Strong Price Increases Fuel Market Growth 

SEQ has had a strong year in its development land market, driven by sharp price increases in retail lots within major growth corridors. These price rises have built developer confidence, leading to higher returns from land releases and making the market even more attractive. 

Increased Demand and Limited Supply 

The rise in profitability has drawn more buyers into the market, ramping up competition. At the same time, the ongoing supply-demand imbalance is becoming more pronounced. A shortage of large-scale development sites is pushing developers to combine smaller parcels of land to create space for bigger projects. This trend of land amalgamation is gaining traction as a way to unlock potential in fragmented areas. 
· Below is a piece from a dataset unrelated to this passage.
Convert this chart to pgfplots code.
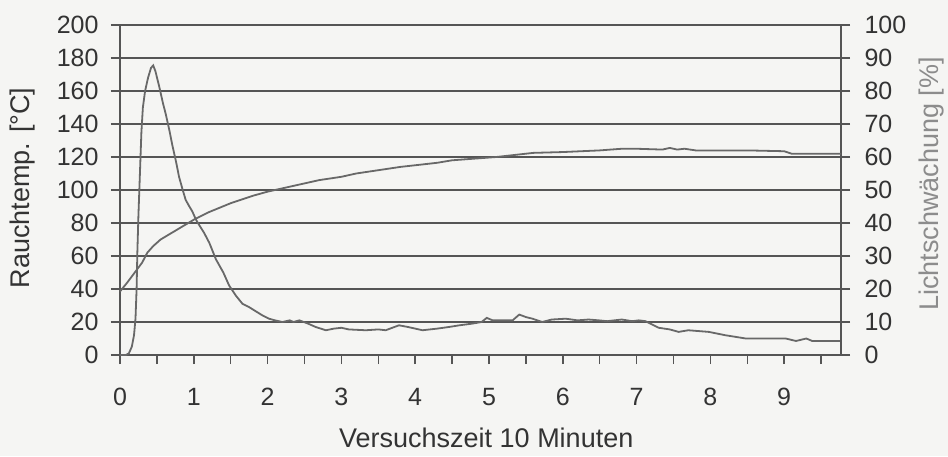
\documentclass[border=0pt]{standalone}
\usepackage{fontspec}
\setmainfont{Liberation Sans}
\usepackage{pgfplots}
\pgfplotsset{compat=1.18}
\definecolor{txt}{HTML}{333333}
\definecolor{lbl}{HTML}{8C8C8C}
\definecolor{gridc}{HTML}{555555}
\definecolor{crv}{HTML}{686868}
\definecolor{bg}{HTML}{F5F5F3}
\pgfplotsset{
  common/.style={
    at={(120pt,101pt)}, anchor=south west,
    width=721pt, height=330pt, scale only axis,
    xmin=0, xmax=9.77, ymin=0,
    tick align=outside,
    major tick length=9pt, minor tick length=9pt,
    axis line style={-, gridc, line width=1.5pt},
    tick style={gridc, line width=1.5pt},
    tick label style={font=\fontsize{25}{30}\selectfont, text=txt},
    label style={font=\fontsize{27}{32}\selectfont},
    /pgf/number format/assume math mode=true,
    clip=false,
  }
}
\begin{document}
\begin{tikzpicture}
\fill[bg] (0,0) rectangle (948pt,456pt);
\useasboundingbox (0,0) rectangle (948pt,456pt);
\begin{axis}[common,
  ymax=200, ytick={0,20,...,200},
  axis y line*=left, axis x line*=bottom,
  xtick pos=bottom, ytick pos=left,
  xtick={0,1,...,9}, minor xtick={0.5,1.5,...,9.5},
  ymajorgrids, grid style={gridc, line width=1.5pt},
  yticklabel style={xshift=-9pt},
  xticklabel style={yshift=-21pt},
  xlabel={Versuchszeit 10 Minuten},
  xlabel style={at={(axis description cs:0.508,-0.279)}, anchor=base, text=txt},
  ylabel={Rauchtemp. [°C]},
  ylabel style={at={(axis description cs:-0.1345,0.506)}, anchor=center, text=txt},
]
\addplot[crv, line width=1.8pt] coordinates {
(0,0) (0.08,0) (0.12,1) (0.16,5) (0.19,12) (0.21,22) (0.225,40) (0.235,62)
(0.25,85) (0.27,110) (0.29,135) (0.31,150) (0.34,160) (0.38,168) (0.42,174)
(0.45,175.5) (0.48,172) (0.53,163) (0.58,153) (0.62,146) (0.67,136) (0.71,127)
(0.76,117) (0.8,108) (0.85,100) (0.89,94) (0.94,90) (0.98,87) (1.03,82)
(1.07,79) (1.14,74) (1.21,68) (1.3,58) (1.4,50) (1.48,42) (1.57,36) (1.66,31)
(1.75,29) (1.84,26.5) (1.93,24) (2.02,22) (2.1,21) (2.2,20) (2.3,21) (2.35,20)
(2.43,21) (2.55,19) (2.65,17) (2.79,15) (2.9,16) (3.0,16.5) (3.1,15.5)
(3.33,15) (3.5,15.5) (3.6,15) (3.78,18) (3.9,17) (4.1,15) (4.3,16) (4.46,17)
(4.6,18) (4.77,19) (4.9,20) (4.97,22.5) (5.05,21) (5.14,21) (5.32,21)
(5.41,24.5) (5.5,23) (5.59,22) (5.72,20) (5.85,21.5) (6.04,22) (6.2,21)
(6.35,21.5) (6.49,21) (6.6,20.5) (6.8,21.5) (6.94,20.5) (7.03,21) (7.12,20.5)
(7.3,16.5) (7.45,15.5) (7.57,14) (7.7,15) (7.98,14) (8.2,12) (8.48,10)
(9.02,10) (9.16,8.5) (9.3,10) (9.38,8.5) (9.77,8.5)
};
\end{axis}
\begin{axis}[common,
  ymax=100, ytick={0,10,...,100},
  axis y line*=right, axis x line=none,
  ytick pos=right,
  yticklabel style={xshift=11pt},
  ylabel={Lichtschwächung [\%]},
  ylabel style={at={(axis description cs:1.126,0.518)}, anchor=center, text=lbl},
]
\addplot[crv, line width=1.8pt] coordinates {
(0,19.25) (0.1,22) (0.2,25) (0.3,28) (0.37,31) (0.45,33) (0.55,35) (0.7,37)
(0.85,39) (1.0,41) (1.2,43.25) (1.5,46) (1.8,48.25) (2.0,49.5) (2.4,51.5)
(2.7,53) (3.0,54) (3.2,55) (3.5,56) (3.8,57) (4.0,57.5) (4.3,58.25) (4.5,59)
(4.8,59.5) (5.1,60) (5.4,60.75) (5.6,61.25) (6.0,61.5) (6.5,62) (6.8,62.5)
(7.0,62.5) (7.35,62.25) (7.45,62.75) (7.55,62.25) (7.65,62.5) (7.8,62)
(8.5,62) (9.0,61.75) (9.1,61) (9.77,61)
};
\end{axis}
\end{tikzpicture}
\end{document}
Interstate Interest Shaping SEQ’s Landscape 

Developers from interstate, especially from Victoria, are taking notice of SEQ’s growing appeal. While retail lot prices in Queensland have increased, they still remain below the levels seen in Victoria. SEQ development land transactions recently averaged $1.6 million per net developable hectare, compared to $2.2 million in Victoria. This price gap makes SEQ an attractive option for out-of-state buyers looking to expand their portfolios. 

Key Opportunities for Landowners 

The combination of a strong market and land scarcity presents an opportunity for landowners in SEQ to unlock the full value of their holdings. For those with larger parcels, 2024 is proving to be a particularly good time to capitalise on land value, with positive prospects ahead. 

Looking Ahead: Continued Growth 

With strong demand and a limited supply of land, SEQ’s development land market is set to continue its growth. As both local and interstate developers focus on the region, it will remain a key area for future development.